A 6-year-old boy has died in Bellingham, Washington, after he was suspected of contracting a paralyzing disease, acute flaccid myelitis (AFM). The boy was one of eight cases being treated at Seattle Children’s Hospital.
Two weeks ago, Daniel Ramirez was sent to the hospital with cold symptoms and dizziness.
“He was slurring his words and acting like he was drunk, just drooling everywhere,” the boy’s mother, Marijo De Guzman, told KOMO TV.
“When we got to the hospital, within a couple of hours, he was basically paralyzed. He couldn’t move or anything,” said his father, Jose Ramirez.
“We talked to the doctors…and they said it could be AFM or it could be a worse case of AFM. They’re not sure,” De Guzman told the news outlet. “He’s dying. He’s dying. We pretty much the news…they can’t help him anymore.”
By Sunday night, Daniel was dead.
The other children admitted to Seattle Children’s hospital over the past six weeks range from 3 to 14 years old.
Doctors think Daniel and the other children may have contracted AFM, but it hasn’t been confirmed yet.
The Centers for Disease Control and Prevention have seen a spike in AFM this year, with 50 cases reported in 24 states.

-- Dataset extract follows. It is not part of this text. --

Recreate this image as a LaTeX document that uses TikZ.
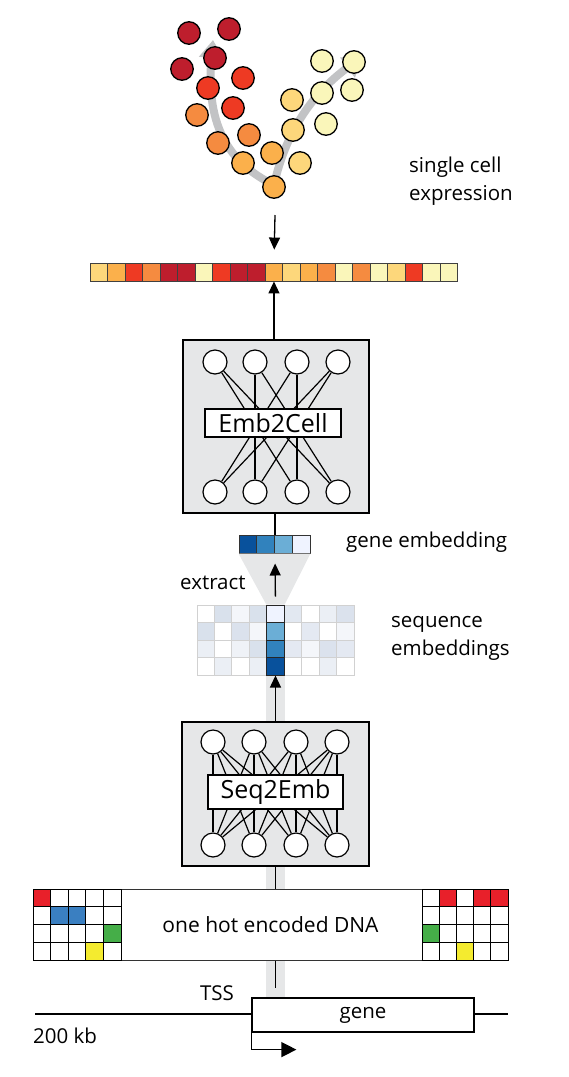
\documentclass[tikz,border=0pt]{standalone}
\usepackage{fontspec}
\setmainfont{Open Sans}
\usetikzlibrary{positioning,arrows.meta}
\pgfdeclarelayer{background}
\pgfsetlayers{background,main}

\definecolor{cdred}{HTML}{BE1E2D}
\definecolor{cred}{HTML}{EE3A23}
\definecolor{corange}{HTML}{F58B40}
\definecolor{clorange}{HTML}{FBB04B}
\definecolor{cyellow}{HTML}{FDD77B}
\definecolor{cpale}{HTML}{FAF6BA}
\definecolor{boxgray}{HTML}{E6E7E8}
\definecolor{trailgray}{HTML}{C2C3C5}
\definecolor{embA}{HTML}{08519C}
\definecolor{embB}{HTML}{3182BD}
\definecolor{embC}{HTML}{6BAED6}
\definecolor{embD}{HTML}{EFF3FF}
\definecolor{faint}{HTML}{4A6FA5}
\definecolor{dnared}{HTML}{E8202A}
\definecolor{dnablue}{HTML}{3A7FC1}
\definecolor{dnagreen}{HTML}{45AE48}
\definecolor{dnayellow}{HTML}{F4EB2F}

\begin{document}
\begin{tikzpicture}[x=1pt, y=-1pt, >={Triangle[length=12pt,width=11pt]},
        cell/.style={circle, draw, line width=1.3pt, minimum size=22.5pt, inner sep=0pt},
        unit/.style={circle, draw, fill=white, line width=1.2pt, minimum size=24pt, inner sep=0pt},
        netbox/.style={rectangle, draw, fill=boxgray, line width=1.8pt},
        netlabel/.style={rectangle, draw, fill=white, line width=1.5pt, inner sep=0pt,
                         font=\fontsize{25}{30}\selectfont},
        sq/.style={rectangle, inner sep=0pt},
        edge/.style={line width=1.2pt},
        trail/.style={trailgray, line width=8pt, -{Triangle[length=18pt,width=24pt]}},
        lbl/.style={font=\fontsize{20.5}{27.5}\selectfont, align=left, inner sep=0pt}]
    \useasboundingbox (0,0) rectangle (568,1077);

    % trajectories
    \draw[trail] (276,186) .. controls (232,165) and (205,130) .. (213,40);
    \draw[trail] (274,185) .. controls (285,135) and (310,95) .. (362,57);

    % cells
    \foreach \p [count=\i] in {(189,33),(229,29),(182,69),(215,58)}
        \node[cell, fill=cdred] (cd\i) at \p {};
    \foreach \p [count=\i] in {(208,88),(243,78),(233,108)}
        \node[cell, fill=cred] (cr\i) at \p {};
    \foreach \p [count=\i] in {(197,115),(218,143),(249,135)}
        \node[cell, fill=corange] (co\i) at \p {};
    \foreach \p [count=\i] in {(243,163),(272,153),(274,187)}
        \node[cell, fill=clorange] (cl\i) at \p {};
    \foreach \p [count=\i] in {(292,100),(293,130),(300,163)}
        \node[cell, fill=cyellow] (cy\i) at \p {};
    \foreach \p [count=\i] in {(322,61),(354,62),(322,93),(352,90),(326,124)}
        \node[cell, fill=cpale] (cp\i) at \p {};
    \node[lbl, anchor=west] (sclabel) at (409,181) {single cell\\expression};
    \coordinate (cellsout) at (275,215);

    % expression vector
    \foreach \c [count=\i] in {cyellow,clorange,cred,corange,cdred,cdred,cpale,cred,cdred,cdred,clorange,
                               cyellow,clorange,corange,cpale,corange,cpale,cyellow,cred,cpale,cpale}
        \node[sq, fill=\c, draw=black!75, line width=0.9pt, minimum width=17.52pt, minimum height=18pt]
            (e\i) at ({90+(\i-0.5)*17.52},272) {};
    \draw[->, line width=1.3pt] (cellsout) -- (e11.north) [shorten >=13pt];

    % Emb2Cell
    \node[netbox, minimum width=186pt, minimum height=173pt] (emb2cell) at (276,426.5) {};
    \foreach \x [count=\i] in {215,255,297,338} {
        \node[unit] (et\i) at (\x,362) {};
        \node[unit] (eb\i) at (\x,492) {};
    }
    \foreach \a/\b in {1/3,1/4,2/2,2/4,3/1,3/3,4/1,4/2}
        \draw[edge] (et\a) -- (eb\b);
    \node[netlabel, minimum width=136pt, minimum height=28pt] (emb2celllbl) at (273,423) {Emb2Cell};
    \draw[->, line width=1.3pt] (emb2cell.north -| e11) -- (e11.south);

    % gene embedding
    \foreach \c [count=\i] in {embA,embB,embC,embD}
        \node[sq, fill=\c, draw=black!80, line width=1pt, minimum width=17.75pt, minimum height=18pt]
            (g\i) at ({239+(\i-0.5)*17.75},544) {};
    \node[lbl, anchor=west] (genelbl) at (346,542) {gene embedding};
    \draw[line width=1.3pt] (emb2cell.south -| g2.east) -- (g2.north east);

    % sequence embeddings
    \foreach \row [count=\r] in {{0,21,6,21,0,16,0,11,20},{21,0,20,6,0,0,15,0,6},
                                  {11,0,9,21,0,15,6,20,15},{0,11,0,11,0,0,0,11,0}}
        \foreach \v [count=\c] in \row
            \node[sq, fill=faint!\v!white, draw=black!18, line width=0.8pt, minimum width=17.44pt,
                  minimum height=17.5pt] (s\c-\r) at ({197+(\c-0.5)*17.44},{605+(\r-0.5)*17.5}) {};
    \foreach \c [count=\r] in {embD,embC,embB,embA}
        \node[sq, fill=\c, draw=black!85, line width=1pt, minimum width=17.44pt, minimum height=17.5pt]
            (h\r) at (s5-\r) {};
    \node[lbl, anchor=west] (seqlbl) at (391,638.5) {sequence\\embeddings};
    \fill[boxgray] (g1.south west) -- (g4.south east) -- (h1.north east) -- (h1.north west) -- cycle;
    \node[lbl, anchor=west] (extractlbl) at (180,583) {extract};
    \draw[->, line width=1.3pt] (h1.north) -- (g2.south east) [shorten <=8pt, shorten >=10pt];

    % Seq2Emb
    \node[netbox, minimum width=187pt, minimum height=144pt] (seq2emb) at (275.5,794) {};
    \foreach \x [count=\i] in {213,254,296,337} {
        \node[unit] (st\i) at (\x,742) {};
        \node[unit] (sb\i) at (\x,845) {};
    }
    \foreach \a in {1,...,4}
        \foreach \b in {1,...,4}
            \draw[edge] (st\a) -- (sb\b);
    \node[netlabel, minimum width=135pt, minimum height=34pt] (seq2emblbl) at (275.5,792) {Seq2Emb};
    \draw[->, line width=1.3pt] (seq2emb.north -| h4) -- (h4.south);

    % one hot encoded DNA
    \node[draw=black!80, fill=white, line width=1pt, minimum width=475pt, minimum height=71pt,
          font=\fontsize{21}{24}\selectfont] (dna) at (270.5,924.5) {one hot encoded DNA};
    \foreach \row [count=\r] in {{dnared,white,white,white,white},{white,dnablue,dnablue,white,white},
                                 {white,white,white,white,dnagreen},{white,white,white,dnayellow,white}}
        \foreach \f [count=\c] in \row
            \node[sq, fill=\f, draw, line width=1pt, minimum width=17.6pt, minimum height=17.75pt]
                (dl\r\c) at ({33+(\c-0.5)*17.6},{889+(\r-0.5)*17.75}) {};
    \foreach \row [count=\r] in {{white,dnared,white,dnared,dnared},{white,white,white,white,white},
                                 {dnagreen,white,white,white,white},{white,white,dnayellow,white,white}}
        \foreach \f [count=\c] in \row
            \node[sq, fill=\f, draw, line width=1pt, minimum width=17.2pt, minimum height=17.75pt]
                (dr\r\c) at ({422+(\c-0.5)*17.2},{889+(\r-0.5)*17.75}) {};
    \draw[line width=1.3pt] (dna.north -| h4) -- (seq2emb.south -| h4);

    % gene locus
    \node[draw, line width=1.2pt, minimum width=222pt, minimum height=34pt, inner sep=0pt,
          font=\fontsize{20.5}{24}\selectfont] (gene) at (363,1015) {gene};
    \coordinate (chrL) at (35,1014);
    \coordinate (chrR) at (508,1014);
    \draw[line width=1.2pt] (chrL) -- (chrL -| gene.west);
    \draw[line width=1.2pt] (chrR -| gene.east) -- (chrR);
    \node[lbl] (tsslbl) at (217,993) {TSS};
    \node[lbl, anchor=west] (kblbl) at (33,1036) {200 kb};
    \draw[line width=1.3pt] (dna.south -| h4) -- (gene.north -| h4) [shorten >=9pt];
    \draw[-{Triangle[length=15pt,width=15pt]}, line width=1.3pt] (gene.south west) -- ++(0,17) -- ++(45,0);

    % grey guide band
    \begin{pgfonlayer}{background}
        \fill[boxgray] (h4.south west) rectangle (gene.north -| h4.east);
    \end{pgfonlayer}
\end{tikzpicture}
\end{document}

The health agency said it is a rare illness that anyone can get.
“It affects a person’s nervous system, specifically the spinal cord. AFM can result from a variety of causes, including viral infections,” the CDC said in early October.

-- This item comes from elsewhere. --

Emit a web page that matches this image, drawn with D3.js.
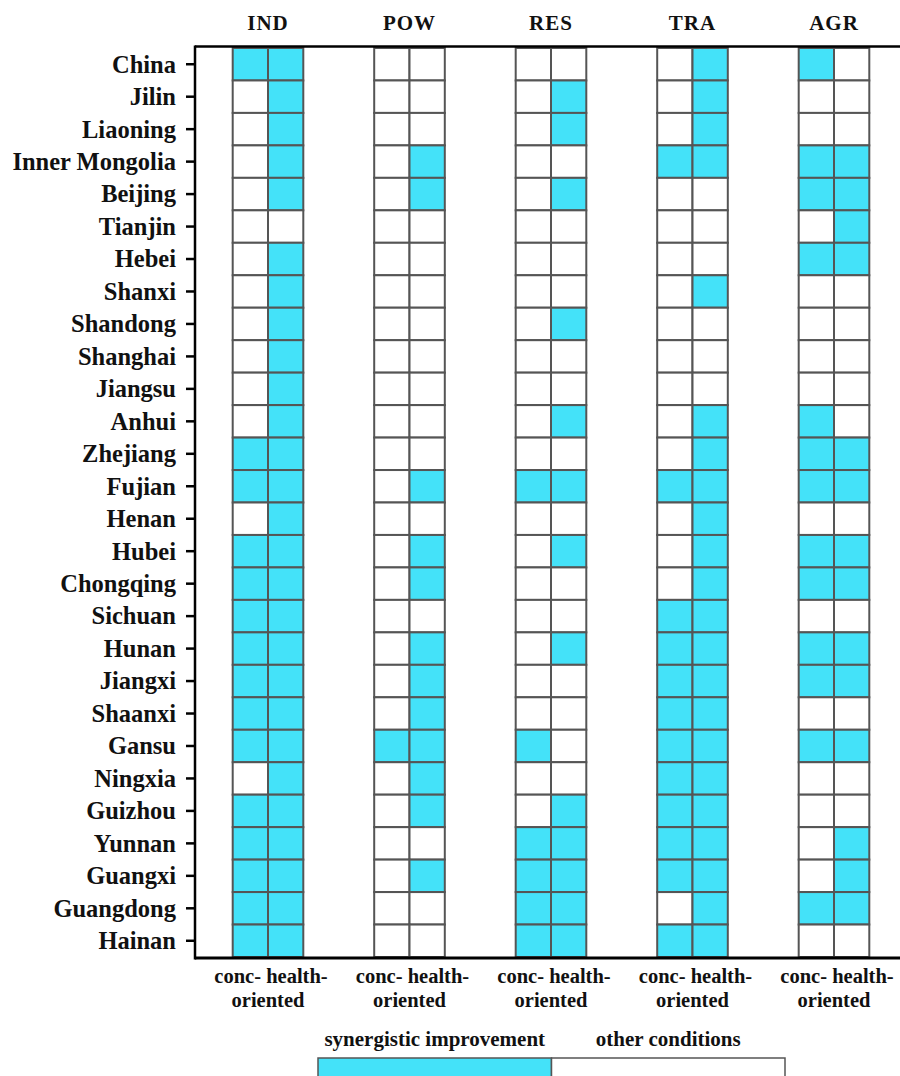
<!DOCTYPE html>
<html>
<head>
<meta charset="utf-8">
<script src="https://cdn.jsdelivr.net/npm/d3@7"></script>
<style>
  html, body { margin: 0; padding: 0; background: #fff; }
  svg { display: block; }
  text { font-family: "Liberation Serif", "Times New Roman", serif; font-weight: bold; fill: #111; }
</style>
</head>
<body>
<svg id="chart" width="900" height="1076"></svg>
<script>
const regions = ["China","Jilin","Liaoning","Inner Mongolia","Beijing","Tianjin","Hebei","Shanxi","Shandong","Shanghai","Jiangsu","Anhui","Zhejiang","Fujian","Henan","Hubei","Chongqing","Sichuan","Hunan","Jiangxi","Shaanxi","Gansu","Ningxia","Guizhou","Yunnan","Guangxi","Guangdong","Hainan"];
const sectors = ["IND","POW","RES","TRA","AGR"];
const targets = ["conc","health"];
const bottomLine1 = "conc- health-";
const bottomLine2 = "oriented";
const legendLabels = ["synergistic improvement","other conditions"];

// 1 = synergistic improvement; pairs are [conc, health]
const IND = [[1,1],[0,1],[0,1],[0,1],[0,1],[0,0],[0,1],[0,1],[0,1],[0,1],[0,1],[0,1],[1,1],[1,1],[0,1],[1,1],[1,1],[1,1],[1,1],[1,1],[1,1],[1,1],[0,1],[1,1],[1,1],[1,1],[1,1],[1,1]];
const POW = [[0,0],[0,0],[0,0],[0,1],[0,1],[0,0],[0,0],[0,0],[0,0],[0,0],[0,0],[0,0],[0,0],[0,1],[0,0],[0,1],[0,1],[0,0],[0,1],[0,1],[0,1],[1,1],[0,1],[0,1],[0,0],[0,1],[0,0],[0,0]];
const RES = [[0,0],[0,1],[0,1],[0,0],[0,1],[0,0],[0,0],[0,0],[0,1],[0,0],[0,0],[0,1],[0,0],[1,1],[0,0],[0,1],[0,0],[0,0],[0,1],[0,0],[0,0],[1,0],[0,0],[0,1],[1,1],[1,1],[1,1],[1,1]];
const TRA = [[0,1],[0,1],[0,1],[1,1],[0,0],[0,0],[0,0],[0,1],[0,0],[0,0],[0,0],[0,1],[0,1],[1,1],[0,1],[0,1],[0,1],[1,1],[1,1],[1,1],[1,1],[1,1],[1,1],[1,1],[1,1],[1,1],[0,1],[1,1]];
const AGR = [[1,0],[0,0],[0,0],[1,1],[1,1],[0,1],[1,1],[0,0],[0,0],[0,0],[0,0],[1,0],[1,1],[1,1],[0,0],[1,1],[1,1],[0,0],[1,1],[1,1],[0,0],[1,1],[0,0],[0,0],[0,1],[0,1],[1,1],[0,0]];

const seriesBySector = {IND, POW, RES, TRA, AGR};

const CYAN = "#44e2f9";
const CELL_STROKE = "#555";

const svg = d3.select("#chart");

const plotLeft = 195, plotTop = 48, plotBottom = 957;

const y = d3.scaleBand().domain(regions).range([plotTop, plotBottom]).padding(0);
const xg = d3.scaleBand().domain(sectors).range([197.25, 904.75]).padding(0);
const xi = d3.scaleBand().domain(targets).range([-35.3, 35.3]).padding(0);

const cells = [];
sectors.forEach(s => {
  seriesBySector[s].forEach((pair, i) => {
    targets.forEach((t, j) => {
      cells.push({sector: s, region: regions[i], target: t, v: pair[j]});
    });
  });
});

svg.append("g").selectAll("rect").data(cells).join("rect")
  .attr("x", d => xg(d.sector) + xg.bandwidth()/2 + xi(d.target))
  .attr("y", d => y(d.region))
  .attr("width", xi.bandwidth())
  .attr("height", y.bandwidth())
  .attr("fill", d => d.v ? CYAN : "#fff")
  .attr("stroke", CELL_STROKE)
  .attr("stroke-width", 2);

// frame lines
svg.append("line").attr("x1", plotLeft).attr("x2", 900).attr("y1", plotTop - 1.5).attr("y2", plotTop - 1.5)
  .attr("stroke", "#000").attr("stroke-width", 2.5);
svg.append("line").attr("x1", plotLeft).attr("x2", 900).attr("y1", plotBottom + 1).attr("y2", plotBottom + 1)
  .attr("stroke", "#000").attr("stroke-width", 3);

// y axis
const yAxis = svg.append("g").attr("transform", `translate(${plotLeft},0)`)
  .call(d3.axisLeft(y).tickSize(9).tickPadding(10));
yAxis.select(".domain").attr("stroke", "#000").attr("stroke-width", 2.5)
  .attr("d", `M0,${plotTop - 2.5}V${plotBottom + 2.5}`);
yAxis.selectAll(".tick line").attr("stroke", "#000").attr("stroke-width", 2.5);
yAxis.selectAll(".tick text").attr("font-size", 24.5).attr("fill", "#111").attr("dy", "0.34em")
  .attr("font-family", "Liberation Serif, Times New Roman, serif").attr("font-weight", "bold");

// top headers
svg.append("g").selectAll("text").data(sectors).join("text")
  .attr("x", d => xg(d) + xg.bandwidth()/2)
  .attr("y", 30)
  .attr("text-anchor", "middle")
  .attr("font-size", 21)
  .attr("letter-spacing", 1)
  .text(d => d);

// bottom labels
const bl = svg.append("g").selectAll("g").data(sectors).join("g")
  .attr("transform", d => `translate(${xg(d) + xg.bandwidth()/2},0)`);
bl.append("text").attr("x", 3).attr("y", 983).attr("text-anchor", "middle").attr("font-size", 20.5).text(bottomLine1);
bl.append("text").attr("x", 0).attr("y", 1007).attr("text-anchor", "middle").attr("font-size", 20.5).text(bottomLine2);

// legend
const lx = d3.scaleBand().domain(legendLabels).range([318, 785]).padding(0);
const lg = svg.append("g");
lg.selectAll("text").data(legendLabels).join("text")
  .attr("x", d => lx(d) + lx.bandwidth()/2)
  .attr("y", 1046)
  .attr("text-anchor", "middle")
  .attr("font-size", 21)
  .text(d => d);
lg.selectAll("rect").data(legendLabels).join("rect")
  .attr("x", d => lx(d))
  .attr("y", 1058)
  .attr("width", lx.bandwidth())
  .attr("height", 30)
  .attr("fill", (d, i) => i === 0 ? CYAN : "#fff")
  .attr("stroke", CELL_STROKE)
  .attr("stroke-width", 1.5);
</script>
</body>
</html>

Washington State had no cases of the disease last year, and only two in 2014.
AFM causes damage that, in severe cases can result in temporary or permanent paralysis. The CDC said the syndrome has a variety of causes, including enterovirus D68.
Symptoms include facial droop or weakness, droopy eyelids, difficulty swallowing and slurred speech. There is no specific treatment for AFM.
During an outbreak in 2014, more than 100 children in 34 states developed polio-like paralysis in an arm or a leg.
A study published in the British medical journal The Lancet said a strain of enterovirus D68 is probably the leading culprit.
Researchers at the University of California in San Francisco used genetic sequences obtained from the virus, which were cultured from 25 children with limb paralysis in Colorado and California between November 2013 and 2014. They found the viruses were genetically very similar, sharing mutations found in the polio virus genome, but they also identified a novel strain of enterovirus D68 that they called B1 and identified as emerging four years ago.
The study showed that not every child infected with the strain developed paralysis. The CDC still doesn’t know what causes the disease.